I wouldn’t mind a punt in the new Volkswagen Polo GTI first. I’d be silly not to, if I was in the market for an automatic, four-door front-driver – which might suggest I do a bit of commuting. Its 141kW/250Nm (in DSG-spec), is more or less the same as the Clio’s 147kW/240Nm.
They both claim 6.7sec to 100km/h. And, though I haven’t even sat in the new Polo, I suspect it’d have a more polished interior and a sharper, sweeter twin-clutch ’box. As for goodies, gadget fetishists can tick two options packs costing $5K which up the frill ante, and still you’d pocket $2500 over the plump Clio RS Cup Premium.
But during a yak in the office associate editor Newman postulated the Polo just wouldn’t be as much fun on a track. Fast, sure, but fun? That’s one thing the Clio’s absolutely got going for it.
Our track day at Winton showed that, in the Clio, you’ll be looking at your wristwatch down the straights, such is the slightly hohum powertrain, but come a corner and the thing will tip easily sideways. And depending on your level of skill, after 20 laps you might feel like there are depths to the Clio’s chassis necessitating time, patience and experimentation to unravel, as opposed to some wobblier self-titled performance car you’ll ‘get’ after five corners.
Its suspension bits did, after all, come from the same people who made the bewitching Renault Megane Trophy R.
Having spent six months in the Clio and 10,000km, it’s a doddle during the commute, too. I’ve raved myself senseless about the seating position – it just seems to fit me right – and I quite like the steering, a nice rack speed for about town.
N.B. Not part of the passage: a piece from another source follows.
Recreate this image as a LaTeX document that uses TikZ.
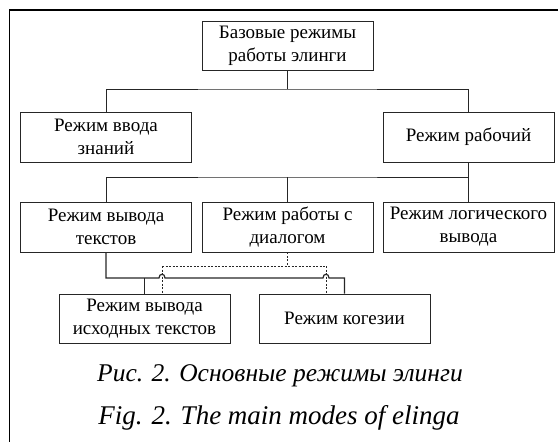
\documentclass[tikz,border=0pt]{standalone}
\usepackage{fontspec}
\setmainfont{Liberation Serif}
\begin{document}
\begin{tikzpicture}[x=1pt,y=-1pt,
  box/.style={draw=black!85,line width=0.8pt,minimum width=171pt,minimum height=49pt,
    inner sep=0pt,align=center,font=\fontsize{19}{23}\selectfont},
  conn/.style={draw=black!85,line width=0.9pt},
  dsh/.style={draw=black!85,line width=0.8pt,dash pattern=on 2pt off 1.5pt},
  captxt/.style={anchor=base,font=\fontsize{25.5}{30}\selectfont\itshape}]
\useasboundingbox (0,0) rectangle (558,442);
\draw[line width=1.4pt] (9.5,442) -- (9.5,10) -- (558,10);
% boxes
\node[box] (top) at (287.5,45.5) {Базовые режимы\\работы элинги};
\node[box,minimum height=50pt] (in) at (106,137) {Режим ввода\\знаний};
\node[box,minimum height=50pt] (work) at (468.5,137) {Режим рабочий};
\node[box,minimum height=50pt] (A) at (106,227) {Режим вывода\\текстов};
\node[box,minimum height=50pt] (B) at (287.5,227) {Режим работы с\\диалогом};
\node[box,minimum height=50pt] (C) at (468.5,227) {Режим логического\\вывода};
\node[box] (D) at (144.5,318.5) {Режим вывода\\исходных текстов};
\node[box] (E) at (344.5,318.5) {Режим когезии};
% captions
\node[captxt] (c1) at (280,381) {Рис. 2. Основные режимы элинги};
\node[captxt,font=\fontsize{27}{30}\selectfont\itshape] (c2) at (279,424) {Fig. 2. The main modes of elinga};
% level 1
\coordinate (h1) at (287.5,89);
\draw[conn] (top.south) -- (h1);
\draw[conn] (in.north) |- (h1) -| (work.north);
% level 2
\coordinate (h2) at (287.5,177);
\draw[conn] (work.south) -- (C.north);
\draw[conn] (A.north) |- (h2) -- (work.south |- h2);
\draw[conn] (B.north) -- (h2);
% solid lower links
\coordinate (s) at (106,278);
\draw[conn,line width=1.2pt] (A.south) -- (s) -- (159,278) .. controls (159,273) and (165,273) .. (165,278)
  -- (323,278) .. controls (323,273) and (329,273) .. (329,278) -- (E.north |- s) -- (E.north);
\draw[conn] (D.north |- s) -- (D.north);
% dashed links
\coordinate (dl) at (162,266);
\coordinate (dr) at (326,266);
\draw[dsh] (B.south) -- (B.south |- dl);
\draw[dsh] (dl) -- (dr);
\draw[dsh] (dl) -- (dl |- D.north);
\draw[dsh] (dr) -- (dr |- E.north);
\end{tikzpicture}
\end{document}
The ride is generally nice enough though drive over a patch of dodgy road and you’ll know it. Perhaps my only day-to-day bugbear was a rattling headrest to which I practised my skills of scorn, and some gearbox clutches which could occasionally engage with an intolerable jerk.
So after all this time, we can say, do you just want front-drive thrills, but care less about a flash interior and back doors? Get the Fiesta ST. But kinda want back doors and an auto? The Polo GTI is surely a nicer place to sit, but if fun rules your world, the Clio seems the best bet (we’ll find out for sure at Bang For Your Bucks).
After six months perhaps the best advice we can offer is drive the $29K Sport before the $37K Cup Premium – and if you can forgo a few frills for no less thrills, put the $8K into the Megane Trophy R fund.